Lord Pie, at 16 years old, you haven't really been taught the correct method of solving this. The problem with your thinking lies in the lack of education thus far in your life. That and the fact that the answers are not necessarily integer values.

Explain to me how my lack in education is leading me to the wrong conclusion. You only assume that I've not been taught a correct method. In fact, you don't have any idea what kind of education I've had. Perhaps I see something that you don't but then maybe it's the other way around. I am aware that the 0s are not integer values as they are between 0 and 1. My point was that in every instance I tried using natural numbers, there were no zeros in the specified bounds. I don't believe that Ladios wants imaginaries used at all either. If you want to disprove me so bad, then show me what I have apparently missed. Show me the integer values to put in for a, b, and c that will get the answer that we're supposed to be looking for. If you're going to say I'm wrong, next time, at least bother to back your stuff up.
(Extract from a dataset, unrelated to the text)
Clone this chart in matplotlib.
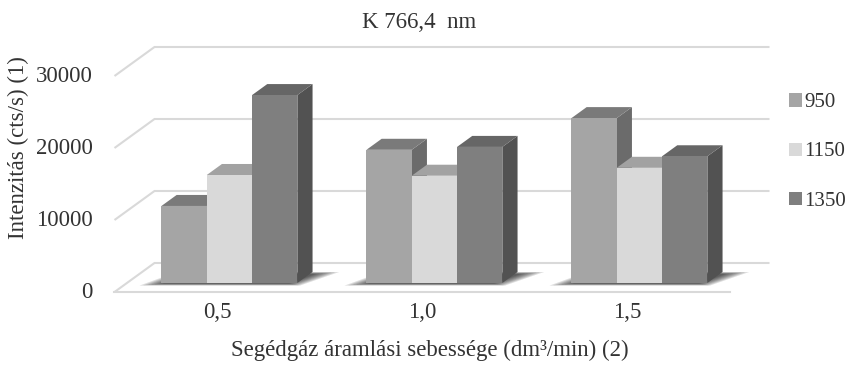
import numpy as np
import matplotlib.pyplot as plt
from matplotlib.patches import Polygon, Patch

plt.rcParams['font.family'] = ['Liberation Serif', 'DejaVu Serif']

categories = ['0,5', '1,0', '1,5']
series = ['950', '1150', '1350']
values = {
    '950': [10700, 18500, 22900],
    '1150': [15000, 14900, 16000],
    '1350': [26100, 18900, 17600],
}
yticks = [0, 10000, 20000, 30000]

front_cols = {'950': '#a5a5a5', '1150': '#d9d9d9', '1350': '#7f7f7f'}
top_cols = {'950': '#7a7a7a', '1150': '#a2a2a2', '1350': '#666666'}
side_cols = {'950': '#6b6b6b', '1150': '#9a9a9a', '1350': '#525252'}

# pixel layout of the oblique projection
W, H = 855, 369
X0, CAT = 217, 205          # px of first category (front plane), px per category
Y0, VPX = 292, 0.0072       # px of value 0 (front plane), px per value unit
DX = 40 / CAT               # depth offset in category units
DY = 29 / VPX               # depth offset in value units
BAR_W = 45.3 / CAT
D_FRONT, D_BACK = 0.31, 0.69
FS = 16.5
TXT = '#333333'

fig = plt.figure(figsize=(W / 100, H / 100), dpi=100)
ax = fig.add_axes([0, 0, 1, 1])
ax.set_xlim(-X0 / CAT, (W - X0) / CAT)
ax.set_ylim((Y0 - H) / VPX, Y0 / VPX)
ax.axis('off')


def proj(x, v, d):
    return (x + d * DX, v + d * DY)


grid_c = '#d9d9d9'
left, right = -0.5, len(categories) - 0.5
for t in yticks:
    p0 = proj(left, t, 0)
    p1 = proj(left, t, 1)
    p2 = proj(right, t, 1)
    ax.plot([p0[0], p1[0], p2[0]], [p0[1], p1[1], p2[1]], color=grid_c, lw=1.5,
            solid_capstyle='butt', zorder=1)
    ax.text(left - 0.105, t, str(t), ha='right', va='center', fontsize=FS, color=TXT)
f0, f1 = proj(left, 0, 0), proj(right, 0, 0)
ax.plot([f0[0], f1[0]], [f0[1], f1[1]], color=grid_c, lw=1.5, zorder=1)

# soft floor shadows under each group
n = len(series)
for i in range(len(categories)):
    gl = i - n * BAR_W / 2
    gr = i + n * BAR_W / 2
    for k in range(7):
        e = 0.011 * k
        pts = [proj(gl - 0.09 + e * 1.5, 0, D_FRONT - 0.09 + e),
               proj(gr + 0.03 - e, 0, D_FRONT - 0.09 + e),
               proj(gr + 0.13 - e * 1.5, 0, D_BACK - e),
               proj(gl + 0.0 + e, 0, D_BACK - e)]
        ax.add_patch(Polygon(pts, closed=True, facecolor='black', edgecolor='none',
                             alpha=0.13, zorder=2))

# 3D bars
for i in range(len(categories)):
    for j, s in enumerate(series):
        v = values[s][i]
        x0 = i - n * BAR_W / 2 + j * BAR_W
        x1 = x0 + BAR_W
        front = [proj(x0, 0, D_FRONT), proj(x1, 0, D_FRONT), proj(x1, v, D_FRONT), proj(x0, v, D_FRONT)]
        top = [proj(x0, v, D_FRONT), proj(x1, v, D_FRONT), proj(x1, v, D_BACK), proj(x0, v, D_BACK)]
        side = [proj(x1, 0, D_FRONT), proj(x1, 0, D_BACK), proj(x1, v, D_BACK), proj(x1, v, D_FRONT)]
        z = 3 + i * 10 + j
        ax.add_patch(Polygon(side, closed=True, facecolor=side_cols[s], edgecolor='none', zorder=z))
        ax.add_patch(Polygon(top, closed=True, facecolor=top_cols[s], edgecolor='none', zorder=z))
        ax.add_patch(Polygon(front, closed=True, facecolor=front_cols[s], edgecolor='none', zorder=z))

for i, c in enumerate(categories):
    ax.text(i, -20 / VPX, c, ha='center', va='center', fontsize=FS, color=TXT)

fig.text(430 / W, 1 - 350 / H, 'Segédgáz áramlási sebessége (dm³/min) (2)',
         ha='center', va='center', fontsize=FS, color=TXT)
fig.text(18 / W, 1 - 148 / H, 'Intenzitás (cts/s) (1)', rotation=90, ha='center', va='center',
         fontsize=FS, color=TXT)
fig.text(419 / W, 1 - 22 / H, 'K 766,4  nm', ha='center', va='center', fontsize=FS, color=TXT)

handles = [Patch(facecolor=front_cols[s], edgecolor='none') for s in series]
leg = fig.legend(handles, series, loc='center left', bbox_to_anchor=(789 / W, 1 - 152 / H),
                 frameon=False, fontsize=15, handlelength=0.6, handleheight=0.6,
                 handletextpad=0.15, labelspacing=1.45, borderpad=0, borderaxespad=0)
for t in leg.get_texts():
    t.set_color(TXT)

fig.savefig('out.png', dpi=100)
Quote from: Muffinmix on March 07, 2009, 03:16:47 PM

Problem

Ax²+Bx+C needs to equal zero

A, B, C and X cannot be zero
A, B, C and X cannot be negative

It is unsolvable because, no matter what values you put in there, unless you round off it will never result in zero.

Personally, I wouldn't accept a rounding off to give a correct answer.

Reactor Worker · March 07, 2009, 05:45:50 PM

Hmm...there appears to a error with the problem.

The equation Ax²+Bx+C=0 is a parabolic curve. The X's you are looking for are the x-intercepts on the graph of that curve.

If A, B and C are all positive, than the curve must not only open up, but also start above the x-axis...therefore it doesn't have any x-intercepts.

DrMobius · March 07, 2009, 07:04:24 PM

non that are positive at least. But that's what I've been loving saying this whole time.